Ca peut faire partie des codes. C’est comme les grosses voitures et toute l’imagerie « rap-game » qui consiste à jouer un personnage que l’on n’est pas vraiment. Mais quand il y a un message derrière qui est assumé et verbalisé en interview ou dans une série de textes répétitifs sur le même thème, ça va beaucoup plus loin et ce n’est pas anodin. Le problème reste surtout que les médias se sont mis à populariser uniquement cette forme de rap au milieu des années 90.
J’ai l’impression que le schéma « grosses fesses, grosses bagnoles » est largement moins mis en avant ces dernières années. Tu penses quoi d’un mec comme Young Thug qui est devenu ultra populaire en jouant avec son androgynie ?
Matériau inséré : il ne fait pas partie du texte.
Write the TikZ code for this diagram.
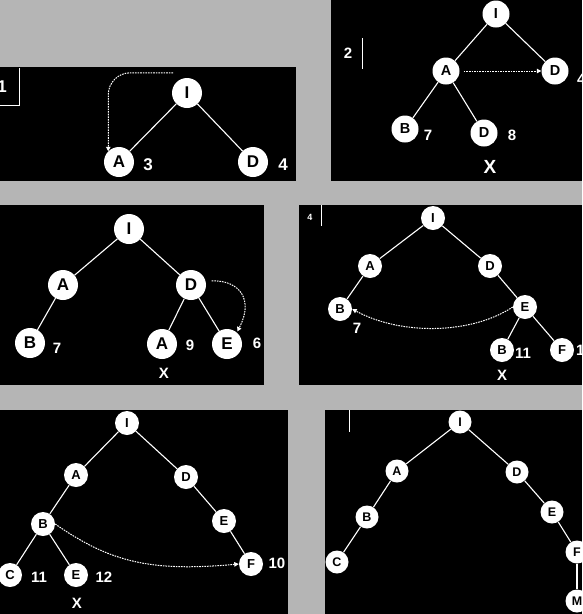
\documentclass[tikz,border=0pt]{standalone}
\usepackage{fontspec}
\setmainfont{Liberation Sans}
\usetikzlibrary{arrows.meta}
\pgfdeclarelayer{backlayer}
\pgfdeclarelayer{nodelayer}
\pgfdeclarelayer{edgelayer}
\pgfsetlayers{backlayer,edgelayer,nodelayer,main}
\definecolor{greybg}{gray}{0.71}
\tikzstyle{panel}=[fill=black, draw=none]
\tikzstyle{vtx}=[shape=circle, fill=white, draw=none, inner sep=0pt, text=black]
\tikzstyle{vbig}=[vtx, minimum size=30pt, font=\bfseries\fontsize{17}{17}\selectfont]
\tikzstyle{vmid}=[vtx, minimum size=27pt, font=\bfseries\fontsize{14.5}{14.5}\selectfont]
\tikzstyle{vsmall}=[vtx, minimum size=24pt, font=\bfseries\fontsize{13}{13}\selectfont]
\tikzstyle{vtiny}=[vtx, minimum size=23pt, font=\bfseries\fontsize{12.5}{12.5}\selectfont]
\tikzstyle{num}=[inner sep=0pt, text=white, font=\bfseries\fontsize{15}{15}\selectfont]
\tikzstyle{branch}=[draw=white, line width=1.1pt]
\tikzstyle{rule}=[draw=white, line width=0.9pt]
\tikzset{hop/.style={draw=white, line width=1pt, dash pattern=on 1.6pt off 1pt,
-{Triangle[length=4.5pt,width=4.5pt]}}}

\begin{document}
\begin{tikzpicture}[x=1pt, y=-1pt]
	\useasboundingbox (0, 0) rectangle (582, 614);
	\begin{pgfonlayer}{backlayer}
		\fill [greybg] (0, 0) rectangle (582, 614);
		\fill [style=panel] (0, 67) rectangle (296, 181);
		\fill [style=panel] (331, 0) rectangle (582, 181);
		\fill [style=panel] (0, 205) rectangle (264, 385);
		\fill [style=panel] (299, 205) rectangle (582, 385);
		\fill [style=panel] (0, 410) rectangle (288, 614);
		\fill [style=panel] (325, 410) rectangle (582, 614);
	\end{pgfonlayer}
	\begin{pgfonlayer}{nodelayer}
		% step 1
		\node [style=vbig] (p1i) at (187, 93) {I};
		\node [style=vbig] (p1a) at (119, 162) {A};
		\node [style=vbig] (p1d) at (253, 162) {D};
		\node [style=num, font=\bfseries\fontsize{17}{17}\selectfont] (p1n3) at (148, 165) {3};
		\node [style=num, font=\bfseries\fontsize{17}{17}\selectfont] (p1n4) at (283, 165) {4};
		\node [style=num, font=\bfseries\fontsize{17}{17}\selectfont] (p1tag) at (2, 87) {1};
		% step 2
		\node [style=vmid] (p2i) at (496, 14) {I};
		\node [style=vmid] (p2a) at (446, 71) {A};
		\node [style=vmid] (p2d) at (555, 71) {D};
		\node [style=vmid] (p2b) at (405, 129) {B};
		\node [style=vmid] (p2e) at (484, 133) {D};
		\node [style=num] (p2n4) at (577, 79) [anchor=west] {4};
		\node [style=num] (p2n7) at (428, 135) {7};
		\node [style=num] (p2n8) at (512, 135) {8};
		\node [style=num, font=\bfseries\fontsize{19}{19}\selectfont] (p2x) at (490, 167) {X};
		\node [style=num] (p2tag) at (348, 53) {2};
		% step 3
		\node [style=vbig] (p3i) at (129, 229) {I};
		\node [style=vbig] (p3a) at (63, 285) {A};
		\node [style=vbig] (p3d) at (191, 285) {D};
		\node [style=vbig] (p3b) at (30, 343) {B};
		\node [style=vbig] (p3c) at (162, 344) {A};
		\node [style=vbig] (p3e) at (227, 344) {E};
		\node [style=num] (p3n7) at (57, 348) {7};
		\node [style=num] (p3n9) at (190, 345) {9};
		\node [style=num] (p3n6) at (257, 343) {6};
		\node [style=num] (p3x) at (164, 373) {X};
		% step 4
		\node [style=vsmall] (p4i) at (433, 218) {I};
		\node [style=vsmall] (p4a) at (370, 266) {A};
		\node [style=vsmall] (p4d) at (490, 266) {D};
		\node [style=vsmall] (p4b) at (340, 309) {B};
		\node [style=vsmall] (p4e) at (525, 307) {E};
		\node [style=vsmall] (p4g) at (502, 350) {B};
		\node [style=vsmall] (p4f) at (562, 350) {F};
		\node [style=num] (p4n7) at (357, 328) {7};
		\node [style=num] (p4n11) at (523, 353) {11};
		\node [style=num] (p4n10) at (576, 350) [anchor=west] {10};
		\node [style=num] (p4x) at (502, 375) {X};
		\node [style=num, font=\bfseries\fontsize{9}{9}\selectfont] (p4tag) at (310, 217) {4};
		% step 5
		\node [style=vsmall] (p5i) at (127, 423) {I};
		\node [style=vsmall] (p5a) at (76, 475) {A};
		\node [style=vsmall] (p5d) at (186, 477) {D};
		\node [style=vsmall] (p5b) at (43, 524) {B};
		\node [style=vsmall] (p5e) at (224, 521) {E};
		\node [style=vsmall] (p5c) at (10, 575) {C};
		\node [style=vsmall] (p5g) at (76, 575) {E};
		\node [style=vsmall] (p5f) at (251, 564) {F};
		\node [style=num] (p5n11) at (39, 577) {11};
		\node [style=num] (p5n12) at (104, 577) {12};
		\node [style=num] (p5n10) at (277, 563) {10};
		\node [style=num] (p5x) at (77, 603) {X};
		% step 6
		\node [style=vtiny] (p6i) at (460, 422) {I};
		\node [style=vtiny] (p6a) at (397, 471) {A};
		\node [style=vtiny] (p6d) at (517, 472) {D};
		\node [style=vtiny] (p6b) at (367, 517) {B};
		\node [style=vtiny] (p6e) at (552, 512) {E};
		\node [style=vtiny] (p6c) at (337, 562) {C};
		\node [style=vtiny] (p6f) at (577, 552) {F};
		\node [style=vtiny] (p6m) at (577, 601) {M};
	\end{pgfonlayer}
	\begin{pgfonlayer}{edgelayer}
		\draw [style=branch] (p1i) to (p1a);
		\draw [style=branch] (p1i) to (p1d);
		\draw [style=hop, rounded corners=22pt] ([xshift=-14pt, yshift=5pt]p1i.north) -| (p1a.north west);
		\draw [style=rule] (19, 68) -- (19, 105) -- (0, 105);

		\draw [style=branch] (p2i) to (p2a);
		\draw [style=branch] (p2i) to (p2d);
		\draw [style=branch] (p2a) to (p2b);
		\draw [style=branch] (p2a) to (p2e);
		\draw [style=hop, shorten <=4pt] (p2a.east) -- (p2d.west);
		\draw [style=rule] (362, 38) -- (362, 69);

		\draw [style=branch] (p3i) to (p3a);
		\draw [style=branch] (p3i) to (p3d);
		\draw [style=branch] (p3a) to (p3b);
		\draw [style=branch] (p3d) to (p3c);
		\draw [style=branch] (p3d) to (p3e);
		\draw [style=hop, shorten <=6pt, shorten >=1pt] (p3d.15) .. controls (240, 280) and (254, 300) .. (p3e.50);

		\draw [style=branch] (p4i) to (p4a);
		\draw [style=branch] (p4i) to (p4d);
		\draw [style=branch] (p4a) to (p4b);
		\draw [style=branch] (p4d) to (p4e);
		\draw [style=branch] (p4e) to (p4g);
		\draw [style=branch] (p4e) to (p4f);
		\draw [style=hop] (p4e.west) .. controls (470, 335) and (400, 335) .. (p4b.east);
		\draw [style=rule] (321, 205) -- (321, 226);

		\draw [style=branch] (p5i) to (p5a);
		\draw [style=branch] (p5i) to (p5d);
		\draw [style=branch] (p5a) to (p5b);
		\draw [style=branch] (p5b) to (p5c);
		\draw [style=branch] (p5b) to (p5g);
		\draw [style=branch] (p5d) to (p5e);
		\draw [style=branch] (p5e) to (p5f);
		\draw [style=hop] (p5b.east) .. controls (110, 562) and (150, 572) .. (p5f.west);

		\draw [style=branch] (p6i) to (p6a);
		\draw [style=branch] (p6i) to (p6d);
		\draw [style=branch] (p6a) to (p6b);
		\draw [style=branch] (p6b) to (p6c);
		\draw [style=branch] (p6d) to (p6e);
		\draw [style=branch] (p6e) to (p6f);
		\draw [style=branch] (p6f) to (p6m);
		\draw [style=rule] (349, 410) -- (349, 432);
	\end{pgfonlayer}
\end{tikzpicture}
\end{document}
Les corps masculins ont été énormément sexualisés à une certaine époque également mais on n’en faisait pas du tout la même lecture. On voit toujours des rappeurs torses nus, muscles saillants et le corps huilé mais la question de leur instrumentalisation ne se pose pas car il s’agit d’hommes. Aujourd’hui, les femmes peuvent adopter le même genre de démarche mais l’interprétation n’est pas la même. J’écoute ce que fait Young Thug et j’espère que ça va aider à changer les mentalités. Je pense aussi à une fille comme Angel Haze qui a un discours très pertinent sur la féminité et l’homosexualité dans le rap.